* _REQUIRED WORK_:
Copy out the material below in full, but not its images.

-- GIVEN DATA start --

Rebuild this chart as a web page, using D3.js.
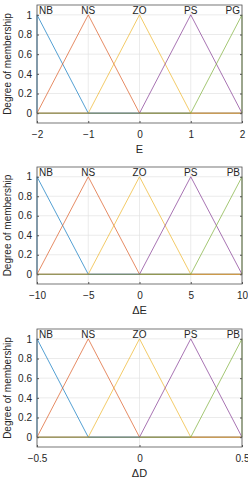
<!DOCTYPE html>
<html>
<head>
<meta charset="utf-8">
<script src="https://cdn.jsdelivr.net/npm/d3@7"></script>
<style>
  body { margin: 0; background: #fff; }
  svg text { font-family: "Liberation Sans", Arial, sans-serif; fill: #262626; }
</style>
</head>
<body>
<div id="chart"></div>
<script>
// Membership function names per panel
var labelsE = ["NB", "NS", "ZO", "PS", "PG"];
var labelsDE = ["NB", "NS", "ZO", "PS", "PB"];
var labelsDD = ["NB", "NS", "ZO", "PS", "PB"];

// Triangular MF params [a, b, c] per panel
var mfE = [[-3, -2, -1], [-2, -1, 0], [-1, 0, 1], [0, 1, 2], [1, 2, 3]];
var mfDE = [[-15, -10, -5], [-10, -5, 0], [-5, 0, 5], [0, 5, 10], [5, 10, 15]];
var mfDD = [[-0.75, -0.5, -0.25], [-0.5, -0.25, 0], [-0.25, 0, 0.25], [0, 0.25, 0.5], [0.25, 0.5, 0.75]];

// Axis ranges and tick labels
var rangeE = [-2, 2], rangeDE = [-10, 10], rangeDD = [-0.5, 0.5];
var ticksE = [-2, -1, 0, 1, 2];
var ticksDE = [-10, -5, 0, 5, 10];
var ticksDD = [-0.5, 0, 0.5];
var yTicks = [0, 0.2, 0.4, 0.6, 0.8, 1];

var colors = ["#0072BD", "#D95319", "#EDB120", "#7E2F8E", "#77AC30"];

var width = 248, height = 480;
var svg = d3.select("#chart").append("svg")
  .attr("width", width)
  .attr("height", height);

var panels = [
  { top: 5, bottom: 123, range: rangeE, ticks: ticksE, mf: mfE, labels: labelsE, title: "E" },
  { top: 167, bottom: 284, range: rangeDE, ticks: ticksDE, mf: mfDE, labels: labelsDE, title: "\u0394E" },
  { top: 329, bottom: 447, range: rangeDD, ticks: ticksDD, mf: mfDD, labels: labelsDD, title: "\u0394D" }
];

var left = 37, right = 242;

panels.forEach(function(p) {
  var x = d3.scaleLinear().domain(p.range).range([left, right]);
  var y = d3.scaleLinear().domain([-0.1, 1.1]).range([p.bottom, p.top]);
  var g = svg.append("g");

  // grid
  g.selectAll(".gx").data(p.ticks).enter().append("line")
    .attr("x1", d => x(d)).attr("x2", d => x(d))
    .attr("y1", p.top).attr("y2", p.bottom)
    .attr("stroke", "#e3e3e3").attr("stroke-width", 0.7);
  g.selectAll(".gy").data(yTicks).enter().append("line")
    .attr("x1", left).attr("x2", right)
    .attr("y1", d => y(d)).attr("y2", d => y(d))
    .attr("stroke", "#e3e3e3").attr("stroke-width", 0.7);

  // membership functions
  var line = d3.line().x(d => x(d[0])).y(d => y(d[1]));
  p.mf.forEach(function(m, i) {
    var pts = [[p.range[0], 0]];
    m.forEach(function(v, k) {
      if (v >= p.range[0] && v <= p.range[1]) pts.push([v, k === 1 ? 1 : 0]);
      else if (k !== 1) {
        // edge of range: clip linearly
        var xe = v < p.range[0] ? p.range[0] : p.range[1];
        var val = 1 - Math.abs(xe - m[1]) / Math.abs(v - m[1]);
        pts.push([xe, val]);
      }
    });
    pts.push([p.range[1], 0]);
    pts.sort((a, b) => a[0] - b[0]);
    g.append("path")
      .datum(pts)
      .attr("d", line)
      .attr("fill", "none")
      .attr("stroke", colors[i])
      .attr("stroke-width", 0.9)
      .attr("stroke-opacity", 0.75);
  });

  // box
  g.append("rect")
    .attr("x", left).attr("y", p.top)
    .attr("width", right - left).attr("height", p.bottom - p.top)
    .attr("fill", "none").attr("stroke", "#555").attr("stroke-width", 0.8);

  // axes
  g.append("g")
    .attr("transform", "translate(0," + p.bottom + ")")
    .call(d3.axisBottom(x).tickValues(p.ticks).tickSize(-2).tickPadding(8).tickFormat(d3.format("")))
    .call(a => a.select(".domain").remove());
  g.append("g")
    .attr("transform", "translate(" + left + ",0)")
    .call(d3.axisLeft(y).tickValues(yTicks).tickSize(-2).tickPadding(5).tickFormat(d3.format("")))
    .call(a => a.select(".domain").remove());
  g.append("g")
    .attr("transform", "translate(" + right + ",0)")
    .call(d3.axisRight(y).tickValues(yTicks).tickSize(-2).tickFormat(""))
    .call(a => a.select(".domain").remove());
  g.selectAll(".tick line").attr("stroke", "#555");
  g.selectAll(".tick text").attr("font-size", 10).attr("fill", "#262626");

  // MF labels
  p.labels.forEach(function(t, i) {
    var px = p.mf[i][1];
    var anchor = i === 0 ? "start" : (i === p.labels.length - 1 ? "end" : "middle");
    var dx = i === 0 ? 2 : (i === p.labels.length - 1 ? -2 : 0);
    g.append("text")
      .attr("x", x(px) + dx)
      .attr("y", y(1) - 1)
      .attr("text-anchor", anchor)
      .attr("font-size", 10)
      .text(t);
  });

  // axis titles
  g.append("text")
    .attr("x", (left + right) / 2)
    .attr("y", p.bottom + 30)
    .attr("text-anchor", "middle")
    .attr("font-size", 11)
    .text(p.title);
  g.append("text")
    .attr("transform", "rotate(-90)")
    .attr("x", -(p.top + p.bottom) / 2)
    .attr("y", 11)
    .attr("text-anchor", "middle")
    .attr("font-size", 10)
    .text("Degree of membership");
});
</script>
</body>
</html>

-- GIVEN DATA end --

* _ANSWER TO THIS EXERCISE_:
Rebuild this chart as a web page, using D3.js.
<!DOCTYPE html>
<html>
<head>
<meta charset="utf-8">
<script src="https://cdn.jsdelivr.net/npm/d3@7"></script>
<style>
  body { margin: 0; background: #fff; }
  svg text { font-family: "Liberation Sans", Arial, sans-serif; fill: #262626; }
</style>
</head>
<body>
<div id="chart"></div>
<script>
// Membership function names per panel
var labelsE = ["NB", "NS", "ZO", "PS", "PG"];
var labelsDE = ["NB", "NS", "ZO", "PS", "PB"];
var labelsDD = ["NB", "NS", "ZO", "PS", "PB"];

// Triangular MF params [a, b, c] per panel
var mfE = [[-3, -2, -1], [-2, -1, 0], [-1, 0, 1], [0, 1, 2], [1, 2, 3]];
var mfDE = [[-15, -10, -5], [-10, -5, 0], [-5, 0, 5], [0, 5, 10], [5, 10, 15]];
var mfDD = [[-0.75, -0.5, -0.25], [-0.5, -0.25, 0], [-0.25, 0, 0.25], [0, 0.25, 0.5], [0.25, 0.5, 0.75]];

// Axis ranges and tick labels
var rangeE = [-2, 2], rangeDE = [-10, 10], rangeDD = [-0.5, 0.5];
var ticksE = [-2, -1, 0, 1, 2];
var ticksDE = [-10, -5, 0, 5, 10];
var ticksDD = [-0.5, 0, 0.5];
var yTicks = [0, 0.2, 0.4, 0.6, 0.8, 1];

var colors = ["#0072BD", "#D95319", "#EDB120", "#7E2F8E", "#77AC30"];

var width = 248, height = 480;
var svg = d3.select("#chart").append("svg")
  .attr("width", width)
  .attr("height", height);

var panels = [
  { top: 5, bottom: 123, range: rangeE, ticks: ticksE, mf: mfE, labels: labelsE, title: "E" },
  { top: 167, bottom: 284, range: rangeDE, ticks: ticksDE, mf: mfDE, labels: labelsDE, title: "\u0394E" },
  { top: 329, bottom: 447, range: rangeDD, ticks: ticksDD, mf: mfDD, labels: labelsDD, title: "\u0394D" }
];

var left = 37, right = 242;

panels.forEach(function(p) {
  var x = d3.scaleLinear().domain(p.range).range([left, right]);
  var y = d3.scaleLinear().domain([-0.1, 1.1]).range([p.bottom, p.top]);
  var g = svg.append("g");

  // grid
  g.selectAll(".gx").data(p.ticks).enter().append("line")
    .attr("x1", d => x(d)).attr("x2", d => x(d))
    .attr("y1", p.top).attr("y2", p.bottom)
    .attr("stroke", "#e3e3e3").attr("stroke-width", 0.7);
  g.selectAll(".gy").data(yTicks).enter().append("line")
    .attr("x1", left).attr("x2", right)
    .attr("y1", d => y(d)).attr("y2", d => y(d))
    .attr("stroke", "#e3e3e3").attr("stroke-width", 0.7);

  // membership functions
  var line = d3.line().x(d => x(d[0])).y(d => y(d[1]));
  p.mf.forEach(function(m, i) {
    var pts = [[p.range[0], 0]];
    m.forEach(function(v, k) {
      if (v >= p.range[0] && v <= p.range[1]) pts.push([v, k === 1 ? 1 : 0]);
      else if (k !== 1) {
        // edge of range: clip linearly
        var xe = v < p.range[0] ? p.range[0] : p.range[1];
        var val = 1 - Math.abs(xe - m[1]) / Math.abs(v - m[1]);
        pts.push([xe, val]);
      }
    });
    pts.push([p.range[1], 0]);
    pts.sort((a, b) => a[0] - b[0]);
    g.append("path")
      .datum(pts)
      .attr("d", line)
      .attr("fill", "none")
      .attr("stroke", colors[i])
      .attr("stroke-width", 0.9)
      .attr("stroke-opacity", 0.75);
  });

  // box
  g.append("rect")
    .attr("x", left).attr("y", p.top)
    .attr("width", right - left).attr("height", p.bottom - p.top)
    .attr("fill", "none").attr("stroke", "#555").attr("stroke-width", 0.8);

  // axes
  g.append("g")
    .attr("transform", "translate(0," + p.bottom + ")")
    .call(d3.axisBottom(x).tickValues(p.ticks).tickSize(-2).tickPadding(8).tickFormat(d3.format("")))
    .call(a => a.select(".domain").remove());
  g.append("g")
    .attr("transform", "translate(" + left + ",0)")
    .call(d3.axisLeft(y).tickValues(yTicks).tickSize(-2).tickPadding(5).tickFormat(d3.format("")))
    .call(a => a.select(".domain").remove());
  g.append("g")
    .attr("transform", "translate(" + right + ",0)")
    .call(d3.axisRight(y).tickValues(yTicks).tickSize(-2).tickFormat(""))
    .call(a => a.select(".domain").remove());
  g.selectAll(".tick line").attr("stroke", "#555");
  g.selectAll(".tick text").attr("font-size", 10).attr("fill", "#262626");

  // MF labels
  p.labels.forEach(function(t, i) {
    var px = p.mf[i][1];
    var anchor = i === 0 ? "start" : (i === p.labels.length - 1 ? "end" : "middle");
    var dx = i === 0 ? 2 : (i === p.labels.length - 1 ? -2 : 0);
    g.append("text")
      .attr("x", x(px) + dx)
      .attr("y", y(1) - 1)
      .attr("text-anchor", anchor)
      .attr("font-size", 10)
      .text(t);
  });

  // axis titles
  g.append("text")
    .attr("x", (left + right) / 2)
    .attr("y", p.bottom + 30)
    .attr("text-anchor", "middle")
    .attr("font-size", 11)
    .text(p.title);
  g.append("text")
    .attr("transform", "rotate(-90)")
    .attr("x", -(p.top + p.bottom) / 2)
    .attr("y", 11)
    .attr("text-anchor", "middle")
    .attr("font-size", 10)
    .text("Degree of membership");
});
</script>
</body>
</html>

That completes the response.